In your example all three classes will have a vtable, this is because you can try to use all three classes via an A*.
--test - GCC 4+ --
#include <iostream>
class test_base
{
public:
void x(){std::cout << "test_base" << "\n"; };
};
class test_sub : public test_base
{
public:
virtual void x(){std::cout << "test_sub" << "\n"; } ;
};
class test_subby : public test_sub
{
public:
void x() { std::cout << "test_subby" << "\n"; }
};
int main()
{
test_sub sub;
test_base base;
test_subby subby;
test_sub * psub;
test_base *pbase;
test_subby * psubby;
pbase = ⊂
pbase->x();
psub = &subby;
psub->x();
return 0;
}
output
test_base
test_subby
test_base does not have a virtual table therefore anything casted to it will use the x() from test_base. test_sub on the other hand changes the nature of x() and its pointer will indirect through a vtable, and this is shown by test_subby's x() being executed.
So, a vtable is only introduced in the hierarchy when the keyword virtual is used. Older ancestors do not have a vtable, and if a downcast occurs it will be hardwired to the ancestors functions.
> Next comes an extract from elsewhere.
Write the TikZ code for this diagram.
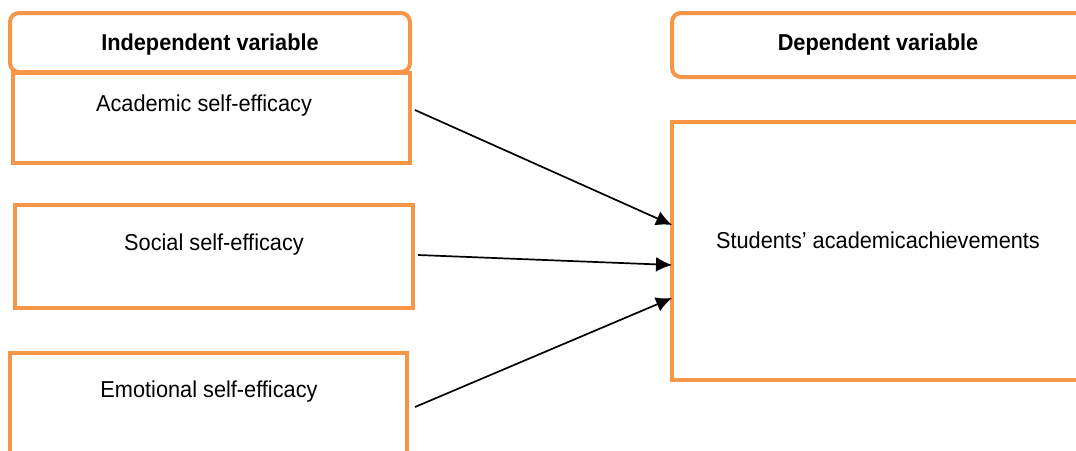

You made an effort to make your question very clear and precise, but there's still a bit of information missing. You probably know, that in implementations that use V-Table, the table itself is normally an independent data structure, stored outside the polymorphic objects, while objects themselves only store a implicit pointer to the table. So, what is it you are asking about? Could be:
When does an object get an implicit pointer to V-Table inserted into it?
or
When is a dedicated, individual V-Table created for a given type in the hierarchy?
The answer to the first question is: an object gets an implicit pointer to V-Table inserted into it when the object is of polymorphic class type. The class type is polymorphic if it contains at least one virtual function, or any of its direct or indirect parents are polymorphic (this is answer 3 from your set). Note also, that in case of multiple inheritance, an object might (and will) end up containing multiple V-Table pointers embedded into it.
The answer to the second question could be the same as to the first (option 3), with a possible exception. If some polymorphic class in single inheritance hierarchy has no virtual functions of its own (no new virtual functions, no overrides for parent virtual function), it is possible that implementation might decide not to create an individual V-Table for this class, but instead use it's immediate parent's V-Table for this class as well (since it is going to be the same anyway). I.e. in this case both objects of parent type and objects of derived type will store the same value in their embedded V-Table pointers. This is, of course, highly dependent on implementation. I checked GCC and MS VS 2005 and they don't act that way. They both do create an individual V-Table for the derived class in this situation, but I seem to recall hearing about implementations that don't.
C++ standards doesn't mandate using V-Tables to create the illusion of polymorphic classes. Most of the time implementations use V-Tables, to store the extra information needed. In short, these extra pieces of information are equipped when you have at least one virtual function.
The behavior is defined in chapter 10.3, paragraph 2 of the C++ language specification:
If a virtual member function vf is
declared in a class Base and in a
class Derived, derived directly or
indirectly from Base, a member
function vf with the same name and
same parameter list as Base::vf is
declared, then Derived::vf is also
virtual ( whether or not it is so
declared ) and it overrides Base::vf.
A italicized the relevant phrase. Thus, if your compiler creates v-tables in the usual sense then all classes will have a v-table since all their f() methods are virtual.